> _Given problem_: Read the records and write them out again exactly.

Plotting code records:
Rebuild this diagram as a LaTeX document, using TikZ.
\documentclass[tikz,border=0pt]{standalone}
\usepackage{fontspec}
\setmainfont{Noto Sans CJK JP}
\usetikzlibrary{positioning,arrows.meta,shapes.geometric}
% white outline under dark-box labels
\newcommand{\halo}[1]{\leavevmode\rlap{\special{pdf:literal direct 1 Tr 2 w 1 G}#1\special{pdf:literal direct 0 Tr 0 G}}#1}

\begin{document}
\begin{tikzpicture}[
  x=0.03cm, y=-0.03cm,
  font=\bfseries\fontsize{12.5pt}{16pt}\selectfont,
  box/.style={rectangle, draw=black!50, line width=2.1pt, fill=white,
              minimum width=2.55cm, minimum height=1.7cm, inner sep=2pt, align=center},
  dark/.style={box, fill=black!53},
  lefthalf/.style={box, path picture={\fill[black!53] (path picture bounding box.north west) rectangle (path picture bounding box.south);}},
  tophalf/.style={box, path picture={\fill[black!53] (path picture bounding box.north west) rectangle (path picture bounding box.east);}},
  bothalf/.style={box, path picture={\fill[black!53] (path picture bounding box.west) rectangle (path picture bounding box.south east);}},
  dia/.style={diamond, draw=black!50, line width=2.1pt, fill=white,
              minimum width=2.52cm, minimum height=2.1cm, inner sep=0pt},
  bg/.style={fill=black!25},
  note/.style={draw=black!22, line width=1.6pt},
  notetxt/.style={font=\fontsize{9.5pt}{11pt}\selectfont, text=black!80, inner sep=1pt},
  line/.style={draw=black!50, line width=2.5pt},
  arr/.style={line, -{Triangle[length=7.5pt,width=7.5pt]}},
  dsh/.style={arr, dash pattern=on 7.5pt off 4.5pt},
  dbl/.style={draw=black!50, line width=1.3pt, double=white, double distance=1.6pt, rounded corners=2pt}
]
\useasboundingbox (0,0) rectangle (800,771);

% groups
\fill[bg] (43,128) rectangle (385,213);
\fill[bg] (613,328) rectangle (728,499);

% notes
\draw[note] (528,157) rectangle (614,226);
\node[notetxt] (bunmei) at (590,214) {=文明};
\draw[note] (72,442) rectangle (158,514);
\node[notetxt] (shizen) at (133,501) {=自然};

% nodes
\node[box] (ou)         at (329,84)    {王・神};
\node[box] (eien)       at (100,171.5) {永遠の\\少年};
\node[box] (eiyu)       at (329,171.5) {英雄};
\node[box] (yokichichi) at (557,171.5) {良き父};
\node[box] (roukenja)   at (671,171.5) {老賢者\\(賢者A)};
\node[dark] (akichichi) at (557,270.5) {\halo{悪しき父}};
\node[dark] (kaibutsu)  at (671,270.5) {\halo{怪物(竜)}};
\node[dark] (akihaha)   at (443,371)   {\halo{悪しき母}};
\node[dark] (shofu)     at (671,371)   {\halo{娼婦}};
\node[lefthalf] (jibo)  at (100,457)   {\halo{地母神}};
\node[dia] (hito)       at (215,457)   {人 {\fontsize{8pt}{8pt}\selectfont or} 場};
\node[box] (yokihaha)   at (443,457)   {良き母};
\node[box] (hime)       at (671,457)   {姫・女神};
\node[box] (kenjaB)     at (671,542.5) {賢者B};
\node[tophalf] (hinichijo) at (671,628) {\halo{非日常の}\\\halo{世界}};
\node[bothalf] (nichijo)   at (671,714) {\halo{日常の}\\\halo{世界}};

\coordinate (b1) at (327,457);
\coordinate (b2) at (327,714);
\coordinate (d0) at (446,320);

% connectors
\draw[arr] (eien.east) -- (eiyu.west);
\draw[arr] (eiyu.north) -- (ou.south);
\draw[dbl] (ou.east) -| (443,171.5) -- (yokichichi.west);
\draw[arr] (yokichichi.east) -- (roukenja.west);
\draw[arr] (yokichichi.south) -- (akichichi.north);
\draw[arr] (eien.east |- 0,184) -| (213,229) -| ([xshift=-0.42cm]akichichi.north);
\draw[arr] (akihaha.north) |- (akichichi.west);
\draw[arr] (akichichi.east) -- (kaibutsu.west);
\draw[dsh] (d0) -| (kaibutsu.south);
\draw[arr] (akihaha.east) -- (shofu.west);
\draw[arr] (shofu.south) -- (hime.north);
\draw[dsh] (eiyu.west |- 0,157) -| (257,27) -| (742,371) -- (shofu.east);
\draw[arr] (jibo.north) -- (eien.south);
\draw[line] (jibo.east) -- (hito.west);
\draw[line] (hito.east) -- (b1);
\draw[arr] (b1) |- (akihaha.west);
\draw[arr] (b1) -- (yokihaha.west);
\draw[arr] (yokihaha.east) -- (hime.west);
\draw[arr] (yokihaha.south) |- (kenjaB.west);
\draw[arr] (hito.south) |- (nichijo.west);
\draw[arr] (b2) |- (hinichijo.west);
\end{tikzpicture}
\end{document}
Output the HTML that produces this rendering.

> _Answer for this exercise_:
Rebuild this diagram as a LaTeX document, using TikZ.
\documentclass[tikz,border=0pt]{standalone}
\usepackage{fontspec}
\setmainfont{Noto Sans CJK JP}
\usetikzlibrary{positioning,arrows.meta,shapes.geometric}
% white outline under dark-box labels
\newcommand{\halo}[1]{\leavevmode\rlap{\special{pdf:literal direct 1 Tr 2 w 1 G}#1\special{pdf:literal direct 0 Tr 0 G}}#1}

\begin{document}
\begin{tikzpicture}[
  x=0.03cm, y=-0.03cm,
  font=\bfseries\fontsize{12.5pt}{16pt}\selectfont,
  box/.style={rectangle, draw=black!50, line width=2.1pt, fill=white,
              minimum width=2.55cm, minimum height=1.7cm, inner sep=2pt, align=center},
  dark/.style={box, fill=black!53},
  lefthalf/.style={box, path picture={\fill[black!53] (path picture bounding box.north west) rectangle (path picture bounding box.south);}},
  tophalf/.style={box, path picture={\fill[black!53] (path picture bounding box.north west) rectangle (path picture bounding box.east);}},
  bothalf/.style={box, path picture={\fill[black!53] (path picture bounding box.west) rectangle (path picture bounding box.south east);}},
  dia/.style={diamond, draw=black!50, line width=2.1pt, fill=white,
              minimum width=2.52cm, minimum height=2.1cm, inner sep=0pt},
  bg/.style={fill=black!25},
  note/.style={draw=black!22, line width=1.6pt},
  notetxt/.style={font=\fontsize{9.5pt}{11pt}\selectfont, text=black!80, inner sep=1pt},
  line/.style={draw=black!50, line width=2.5pt},
  arr/.style={line, -{Triangle[length=7.5pt,width=7.5pt]}},
  dsh/.style={arr, dash pattern=on 7.5pt off 4.5pt},
  dbl/.style={draw=black!50, line width=1.3pt, double=white, double distance=1.6pt, rounded corners=2pt}
]
\useasboundingbox (0,0) rectangle (800,771);

% groups
\fill[bg] (43,128) rectangle (385,213);
\fill[bg] (613,328) rectangle (728,499);

% notes
\draw[note] (528,157) rectangle (614,226);
\node[notetxt] (bunmei) at (590,214) {=文明};
\draw[note] (72,442) rectangle (158,514);
\node[notetxt] (shizen) at (133,501) {=自然};

% nodes
\node[box] (ou)         at (329,84)    {王・神};
\node[box] (eien)       at (100,171.5) {永遠の\\少年};
\node[box] (eiyu)       at (329,171.5) {英雄};
\node[box] (yokichichi) at (557,171.5) {良き父};
\node[box] (roukenja)   at (671,171.5) {老賢者\\(賢者A)};
\node[dark] (akichichi) at (557,270.5) {\halo{悪しき父}};
\node[dark] (kaibutsu)  at (671,270.5) {\halo{怪物(竜)}};
\node[dark] (akihaha)   at (443,371)   {\halo{悪しき母}};
\node[dark] (shofu)     at (671,371)   {\halo{娼婦}};
\node[lefthalf] (jibo)  at (100,457)   {\halo{地母神}};
\node[dia] (hito)       at (215,457)   {人 {\fontsize{8pt}{8pt}\selectfont or} 場};
\node[box] (yokihaha)   at (443,457)   {良き母};
\node[box] (hime)       at (671,457)   {姫・女神};
\node[box] (kenjaB)     at (671,542.5) {賢者B};
\node[tophalf] (hinichijo) at (671,628) {\halo{非日常の}\\\halo{世界}};
\node[bothalf] (nichijo)   at (671,714) {\halo{日常の}\\\halo{世界}};

\coordinate (b1) at (327,457);
\coordinate (b2) at (327,714);
\coordinate (d0) at (446,320);

% connectors
\draw[arr] (eien.east) -- (eiyu.west);
\draw[arr] (eiyu.north) -- (ou.south);
\draw[dbl] (ou.east) -| (443,171.5) -- (yokichichi.west);
\draw[arr] (yokichichi.east) -- (roukenja.west);
\draw[arr] (yokichichi.south) -- (akichichi.north);
\draw[arr] (eien.east |- 0,184) -| (213,229) -| ([xshift=-0.42cm]akichichi.north);
\draw[arr] (akihaha.north) |- (akichichi.west);
\draw[arr] (akichichi.east) -- (kaibutsu.west);
\draw[dsh] (d0) -| (kaibutsu.south);
\draw[arr] (akihaha.east) -- (shofu.west);
\draw[arr] (shofu.south) -- (hime.north);
\draw[dsh] (eiyu.west |- 0,157) -| (257,27) -| (742,371) -- (shofu.east);
\draw[arr] (jibo.north) -- (eien.south);
\draw[line] (jibo.east) -- (hito.west);
\draw[line] (hito.east) -- (b1);
\draw[arr] (b1) |- (akihaha.west);
\draw[arr] (b1) -- (yokihaha.west);
\draw[arr] (yokihaha.east) -- (hime.west);
\draw[arr] (yokihaha.south) |- (kenjaB.west);
\draw[arr] (hito.south) |- (nichijo.west);
\draw[arr] (b2) |- (hinichijo.west);
\end{tikzpicture}
\end{document}
Output the HTML that produces this rendering.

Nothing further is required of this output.